"アニメ”と”歴史”を創るアニメスタジオ【第1回/後編】

現行ビジネスモデルの走り!?サンライズがアニメ業界にもたらしたもの

■模索の90年代、そしてバンダイグループへ……~1990年代

・キータイトル……『ママは小学4年生』『機動武闘伝Gガンダム』『カウボーイビバップ』
・キーマン……村上克司
       (バンダイにて長年「超合金」など子供向け玩具のデザインを手がけた人物。
        『機動戦士Vガンダム』のバイク戦艦の発案者)
・キーワード……バンダイグループ入り

 80年代までは、ハイティーン向けの作品中心に展開していたサンライズだが、90年代に入ると「勇者」シリーズや「エルドラン」シリーズといったローティーン向けの単純明快なロボットものや、『ママは小学4年生』といった女児向けアニメの制作も開始する。元々そのスタート時から高年齢層をターゲットにした作風を売りにしていたサンライズだけあって、当時社内ではこういった低年齢層向けの作品を手掛けることに対して反発するムードもがあったと吉井孝幸は語っている。

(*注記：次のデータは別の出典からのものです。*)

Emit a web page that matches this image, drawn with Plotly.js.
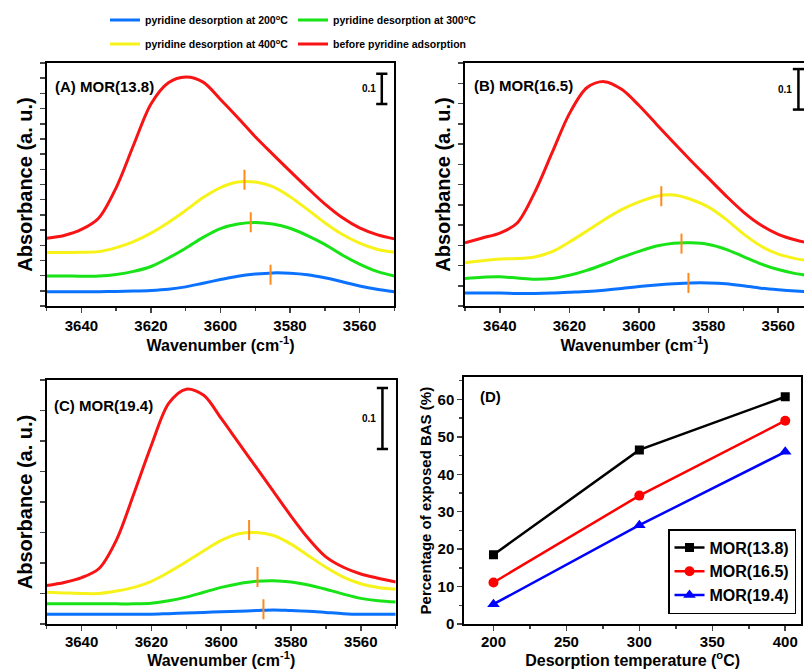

 だが、90年代に入ると従来の『ガンダム』シリーズのファン層は高齢化。低年齢層の「ガンダム」人気は、三頭身程度のコミカルな体型にアレンジされたガンダムを描く「SDガンダム」が中心となっており、しかも徐々にそのブームも落ち着きつつあった。そこでガンダム人気再燃を目論み制作されたのが、1993年に放送された『機動戦士Vガンダム』であったが、残念ながらヒットしたとは言い難く、サンライズとしては赤字。ただしビデオとLDの売り上げは好調だったらしく、パッケージ商品で回収はできたそうだ。パッケージ商品を売ることで製作費を回収するという現在のアニメのビジネススタイルを、結果的に『Vガンダム』は実現してしまったわけだ。

 とはいえ、やはりいまひとつ精彩に欠ける感のあった1994年、サンライズはそれまでメインスポンサーとして長年付き合いのあったバンダイグループに参加することになる。以降、サンライズ上層部の顔触れはバンダイから送りこまれてきた人材に刷新され、よりバンダイの結びつきは一層強まっていく。この時期を境に『ガンダム』シリーズは、それまでの主役メカであるガンダムが単体で活躍する作風から、敵味方に所属する複数のガンダムが登場する路線にシフトし始める。

 またパッケージ商品で製作費を回収するスタイルのマニア向けアニメの数も増え始める。バンダイグループに入ったことで、より強烈に「売れる」作品が現場に要求されるようになったのだ。そのオーダーに対してこの時期に誕生したのが『天空のエスカフローネ』『カウボーイビバップ』『ガサラキ』『無限のリヴァイアス』といった、今も高い人気を誇るSF作品たちである。かねてより商業性と作家性のせめぎ合いからハイブリッドな作品を生み出す土壌を持つサンライズだけあって、バンダイグループ入りは同社にいいカンフル剤となったのではないだろうか。この時期のサンライズ作品は原作ものの数が減少し、設立当初と同じようにオリジナル作品の数が多勢を占めていた。90年代半ばに、サンライズはセカンドバースデーを迎えたのかもしれない。心機一転したサンライズは、2000年代以降の飛躍に向けて着実に力を蓄え始めていた。